Dossier revue

Changement climatique et risques

Déceler et mesurer les véritables motivations des consommateurs

Éric Giraud-Héraud, économiste à INRAE (unité Bordeaux sciences économiques), mène des études sur le consentement à payer des consommateurs. Il est porteur de la chaire « Attentes sociétales, vins et vignobles » de l’Institut supérieur de la vigne et du vin (ISVV).

Publié le 21 août 2025

Quels sont les critères qui entrent prioritairement en jeu dans le choix des consommateurs ? 

Éric Giraud-Héraud

Toutes les études montrent que la performance organoleptique (le goût) demeure le critère numéro un dans le consentement à payer des consommateurs. Ce consentement mesure le prix maximum que les consommateurs sont prêts à dépenser pour une bouteille. Dans notre unité, outre des enquêtes déclaratives, nous utilisons différentes procédures incitatives pour révéler ce consentement. On s’assure notamment que les participants sont réellement prêts à payer la valeur qu’ils déclarent en les engageant dans le processus d’achat d’une bouteille qu’ils ont testée. Premier constat, ils savent discriminer les vins selon leur qualité organoleptique et en font un critère important. Mais ce critère est défié par de nouveaux enjeux tels que les modes de production, la « naturalité » et des critères sanitaires (absence de résidus de pesticides et de sulfites). J’en veux pour preuve plusieurs marchés expérimentaux menés depuis 2015 montrant que, pour un vin biologique, l’ensemble des consommateurs serait prêt à payer 10 % de plus. Une partie d’entre eux irait même jusqu’à 50 % de plus.

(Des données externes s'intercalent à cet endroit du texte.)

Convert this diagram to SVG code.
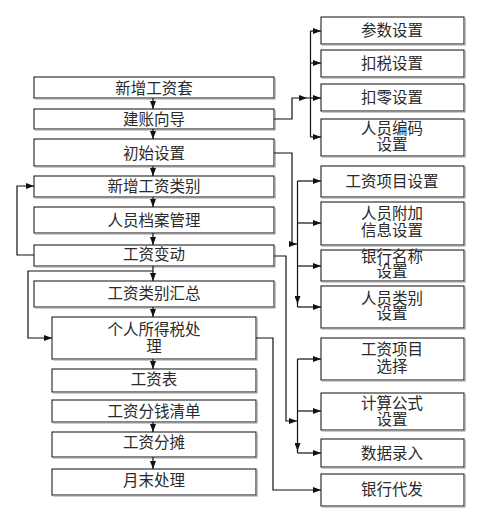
<svg xmlns="http://www.w3.org/2000/svg" width="489" height="523" viewBox="0 0 489 523">
<style>
.box{fill:#fff;stroke:#222;stroke-width:1.1}
.sh{fill:none;stroke:#999;stroke-width:1.2}
.t{font-family:"Noto Sans CJK SC","Noto Sans",sans-serif;font-size:15.5px;fill:#2a2a2a;text-anchor:middle}
.c{fill:none;stroke:#111;stroke-width:1.2}
.ca{fill:none;stroke:#111;stroke-width:1.2;marker-end:url(#ah)}
</style>
<defs>
<marker id="ah" viewBox="0 0 8 6" refX="8" refY="3" markerWidth="8" markerHeight="6" markerUnits="userSpaceOnUse" orient="auto"><path d="M0,0 L8,3 L0,6 z" fill="#111"/></marker>
</defs>
<rect width="489" height="523" fill="#fff"/>

<g id="n_xinzenggongzitao"><rect class="box" x="34" y="77" width="240" height="21"/><path class="sh" d="M35,99 H275 V78"/><text class="t" x="154" y="93.5">新增工资套</text></g>
<g id="n_jianzhangxiangdao"><rect class="box" x="34" y="109" width="240" height="20"/><path class="sh" d="M35,130 H275 V110"/><text class="t" x="154" y="124.5">建账向导</text></g>
<g id="n_chushishezhi"><rect class="box" x="34" y="139" width="240" height="27"/><path class="sh" d="M35,167 H275 V140"/><text class="t" x="154" y="158.5">初始设置</text></g>
<g id="n_xinzenggongzileibie"><rect class="box" x="34" y="176" width="240" height="21"/><path class="sh" d="M35,198 H275 V177"/><text class="t" x="154" y="192">新增工资类别</text></g>
<g id="n_renyuandangan"><rect class="box" x="34" y="207" width="240" height="26"/><path class="sh" d="M35,234 H275 V208"/><text class="t" x="154" y="225.5">人员档案管理</text></g>
<g id="n_gongzibiandong"><rect class="box" x="34" y="245" width="240" height="21"/><path class="sh" d="M35,267 H275 V246"/><text class="t" x="154" y="259.5">工资变动</text></g>
<g id="n_leibiehuizong"><rect class="box" x="34" y="281" width="240" height="26"/><path class="sh" d="M35,308 H275 V282"/><text class="t" x="154" y="298.5">工资类别汇总</text></g>
<g id="n_suodeshui"><rect class="box" x="52" y="317" width="204" height="42"/><path class="sh" d="M53,360 H257 V318"/><text class="t" x="154" y="335">个人所得税处<tspan x="154" dy="16.5">理</tspan></text></g>
<g id="n_gongzibiao"><rect class="box" x="52" y="369" width="204" height="23"/><path class="sh" d="M53,393 H257 V370"/><text class="t" x="154" y="384.5">工资表</text></g>
<g id="n_fenqianqingdan"><rect class="box" x="52" y="400" width="204" height="22"/><path class="sh" d="M53,423 H257 V401"/><text class="t" x="154" y="416.5">工资分钱清单</text></g>
<g id="n_gongzifentan"><rect class="box" x="52" y="432" width="204" height="25"/><path class="sh" d="M53,458 H257 V433"/><text class="t" x="154" y="448">工资分摊</text></g>
<g id="n_yuemochuli"><rect class="box" x="52" y="469" width="204" height="26"/><path class="sh" d="M53,496 H257 V470"/><text class="t" x="154" y="485.5">月末处理</text></g>

<g id="n_canshushezhi"><rect class="box" x="321" y="17" width="143" height="27"/><path class="sh" d="M322,45 H465 V18"/><text class="t" x="392" y="35.5">参数设置</text></g>
<g id="n_koushuishezhi"><rect class="box" x="321" y="50" width="143" height="27"/><path class="sh" d="M322,78 H465 V51"/><text class="t" x="392" y="69">扣税设置</text></g>
<g id="n_koulingshezhi"><rect class="box" x="321" y="84" width="143" height="27"/><path class="sh" d="M322,112 H465 V85"/><text class="t" x="392" y="102.5">扣零设置</text></g>
<g id="n_renyuanbianma"><rect class="box" x="321" y="119" width="143" height="37"/><path class="sh" d="M322,157 H465 V120"/><text class="t" x="392" y="134">人员编码<tspan x="392" dy="16">设置</tspan></text></g>
<g id="n_gongzixiangmushezhi"><rect class="box" x="321" y="166" width="143" height="31"/><path class="sh" d="M322,198 H465 V167"/><text class="t" x="392" y="186.5">工资项目设置</text></g>
<g id="n_renyuanfujia"><rect class="box" x="321" y="202" width="143" height="43"/><path class="sh" d="M322,246 H465 V203"/><text class="t" x="392" y="218.5">人员附加<tspan x="392" dy="17">信息设置</tspan></text></g>
<g id="n_yinhangmingcheng"><rect class="box" x="321" y="250" width="143" height="31"/><path class="sh" d="M322,282 H465 V251"/><text class="t" x="392" y="261.5">银行名称<tspan x="392" dy="15.5">设置</tspan></text></g>
<g id="n_renyuanleibie"><rect class="box" x="321" y="286" width="143" height="42"/><path class="sh" d="M322,329 H465 V287"/><text class="t" x="392" y="303.5">人员类别<tspan x="392" dy="15.5">设置</tspan></text></g>
<g id="n_gongzixiangmuxuanze"><rect class="box" x="321" y="338" width="143" height="42"/><path class="sh" d="M322,381 H465 V339"/><text class="t" x="392" y="354.5">工资项目<tspan x="392" dy="17.5">选择</tspan></text></g>
<g id="n_jisuangongshi"><rect class="box" x="321" y="393" width="143" height="37"/><path class="sh" d="M322,431 H465 V394"/><text class="t" x="392" y="408.5">计算公式<tspan x="392" dy="16">设置</tspan></text></g>
<g id="n_shujuluru"><rect class="box" x="321" y="439" width="143" height="28"/><path class="sh" d="M322,468 H465 V440"/><text class="t" x="392" y="458.5">数据录入</text></g>
<g id="n_yinhangdaifa"><rect class="box" x="321" y="474" width="143" height="32"/><path class="sh" d="M322,507 H465 V475"/><text class="t" x="392" y="494.5">银行代发</text></g>

<g id="connectors">
<path class="ca" d="M153,98 V109"/>
<path class="ca" d="M153,129 V139"/>
<path class="ca" d="M153,166 V176"/>
<path class="ca" d="M153,197 V207"/>
<path class="ca" d="M153,233 V245"/>
<path class="ca" d="M153,266 V281"/>
<path class="ca" d="M153,307 V317"/>
<path class="ca" d="M153,359 V369"/>
<path class="ca" d="M153,422 V432"/>
<path class="ca" d="M153,457 V469"/>

<path class="ca" d="M274,119 H292 V98 H307"/>
<path class="c" d="M307,98 H310.5 M310.5,31 V137"/>
<path class="ca" d="M310.5,31 H321"/>
<path class="ca" d="M310.5,63 H321"/>
<path class="ca" d="M310.5,98 H321"/>
<path class="ca" d="M310.5,137 H321"/>

<path class="ca" d="M274,153 H292 V244 H297"/>
<path class="ca" d="M297.5,181 V304"/>
<path class="c" d="M297.5,303 V307"/>
<path class="ca" d="M297.5,181 H321"/>
<path class="ca" d="M297.5,223 H321"/>
<path class="ca" d="M297.5,266 H321"/>
<path class="ca" d="M297.5,307 H321"/>

<path class="ca" d="M274,256 H286 V421 H297"/>
<path class="ca" d="M297.5,359 V451"/>
<path class="c" d="M297.5,450 V453"/>
<path class="ca" d="M297.5,359 H321"/>
<path class="ca" d="M297.5,411 H321"/>
<path class="ca" d="M297.5,453 H321"/>

<path class="ca" d="M256,338 H273 V490 H321"/>

<path class="ca" d="M34,255 H17 V186 H34"/>
<path class="ca" d="M153,271 H28 V338 H52"/>
</g>
</svg>
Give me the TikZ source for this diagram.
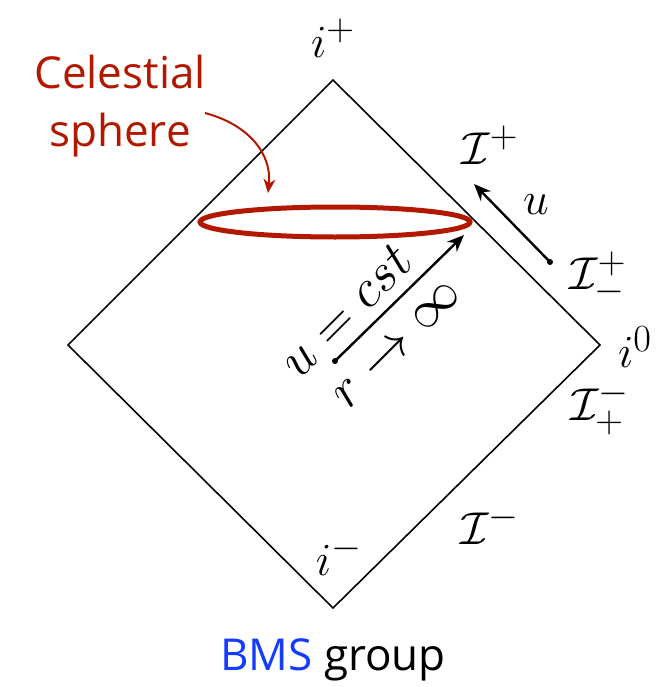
\documentclass[tikz,border=0pt]{standalone}
\usepackage{fontspec}
\setsansfont{Open Sans}
\usetikzlibrary{arrows.meta,shapes.geometric}
\definecolor{cred}{RGB}{178,24,0}
\definecolor{cblue}{RGB}{20,60,255}
\tikzset{
  lbl/.style={font=\Huge, inner sep=0pt, scale=1.85},
  rlbl/.style={font=\Huge, inner sep=0pt, scale=2.15, rotate=45},
  side/.style={draw=black, line width=1.6pt},
  darrow/.style={draw=black, line width=2.4pt, -{Stealth[length=17pt,width=14pt]}},
  sfl/.style={font=\sffamily\fontsize{44}{58}\selectfont, inner sep=0pt},
}
\begin{document}
\begin{tikzpicture}[x=1pt,y=-1pt]
\useasboundingbox (0,0) rectangle (671,687);
\coordinate (T) at (333,80);
\coordinate (L) at (68,345);
\coordinate (R) at (600,345);
\coordinate (B) at (333,608);
\draw[side, line join=miter] (T) -- (R) -- (B) -- (L) -- cycle;
% celestial sphere
\node[draw=cred, line width=5pt, ellipse, minimum width=270pt, minimum height=30pt, inner sep=0pt] (ell) at (335,222) {};
\node[sfl, text=cred, align=center] (cs) at (120,106) {Celestial\\sphere};
\coordinate (csa) at (205,113);
\draw[cred, line width=2pt, -{Stealth[length=14pt,width=12pt]}] (csa) .. controls (250,125) and (272,155) .. (268,193);
% u=cst arrow
\coordinate (ua) at (335,361);
\coordinate (ub) at (464,235);
\fill (ua) circle (3pt);
\draw[darrow] (ua) -- (ub);
\node[rlbl] (ucst) at (346,311) {$u=cst$};
\node[rlbl] (rinf) at (398,345) {$r\to\infty$};
% u arrow
\coordinate (va) at (550,262);
\coordinate (vb) at (474,184);
\fill (va) circle (3pt);
\draw[darrow] (va) -- (vb);
\node[lbl] (ulab) at (536,205) {$u$};
% labels
\node[lbl] (ip) at (333,38) {$i^+$};
\node[lbl] (Ip) at (490,145) {$\mathcal{I}^+$};
\node[lbl] (Ipm) at (598,278) {$\mathcal{I}^+_-$};
\node[lbl] (i0) at (635,347) {$i^0$};
\node[lbl] (Imp) at (600,408) {$\mathcal{I}^-_+$};
\node[lbl] (Im) at (490,525) {$\mathcal{I}^-$};
\node[lbl] (im) at (339,556) {$i^-$};
\node[sfl] (bms) at (333,660) {\textcolor{cblue}{BMS} group};
\end{tikzpicture}
\end{document}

Concernant le vin biologique, vous évoquez un halo de confusion entre performance sanitaire et environnementale. Parvenez-vous les distinguer dans vos études ?

C’est compliqué, mais il est possible d’isoler une performance purement environnementale, comme le respect de la biodiversité dans les exploitations, et d’en étudier les effets sur le consentement à payer. Dans cet bjectif, nous avons proposé à l’équipe d’Adrien Rusch, écologue INRAE dans l’unité SAVE, la création d’un indicateur Biodiv-Score, à l’image du Nutri-Score. L’effet de cet indicateur sur les consommateurs est remarquable puisque le supplément de consentement à payer pour des vins Biodiv-Score de classe A est comparable à celui de vins biologiques. Concernant l’aspect sanitaire, nous avons confectionné, avec l’unité Œnologie, des grands crus de Bordeaux sans sulfite. Réalisé dans les conditions strictes avec un matériel performant, le vin a obtenu l’approbation des œnologues consultés. Cinq ans plus tard, en 2025, ce même vin présente de nouvelles notes fruitées et davantage d’intérêts organoleptiques, un constat à l’encontre des idées reçues qui voudraient qu’un vin sans sulfite s’altère avec le temps. Notre constat est que les motivations des consommateurs sont moins bien connues qu’on ne le pense.

Vous constatez une inadéquation entre l’offre et la demande au niveau organoleptique. Est-ce la raison d’une forme de désamour pour le vin ? 

Pas uniquement, mais en partie certainement. La demande tend vers des vins fruités, légers et moins alcoolisés tandis qu’une grande partie de l’offre se situe à l’opposé. Les professionnels en ont plus conscience aujourd’hui, mais nos recherches le montraient déjà il y a une dizaine d’années. Plusieurs raisons expliquent cette situation. Primo, le changement climatique tire les vins vers plus d’alcool, moins d’acidité et de complexité. Ces vins sont flatteurs lors d’une dégustation, mais avec le temps ils engendrent une lassitude que nous avons pu mesurer dans le projet Laccave. Secundo, cette situation résulte aussi d’un héritage historique, l’uniformisation du vin pour coller aux modes suscitées par certains critiques. Aujourd’hui, on rétropédale. Une nouvelle page s’ouvre pour le vin où naturalité et biodiversité auront toute leur place.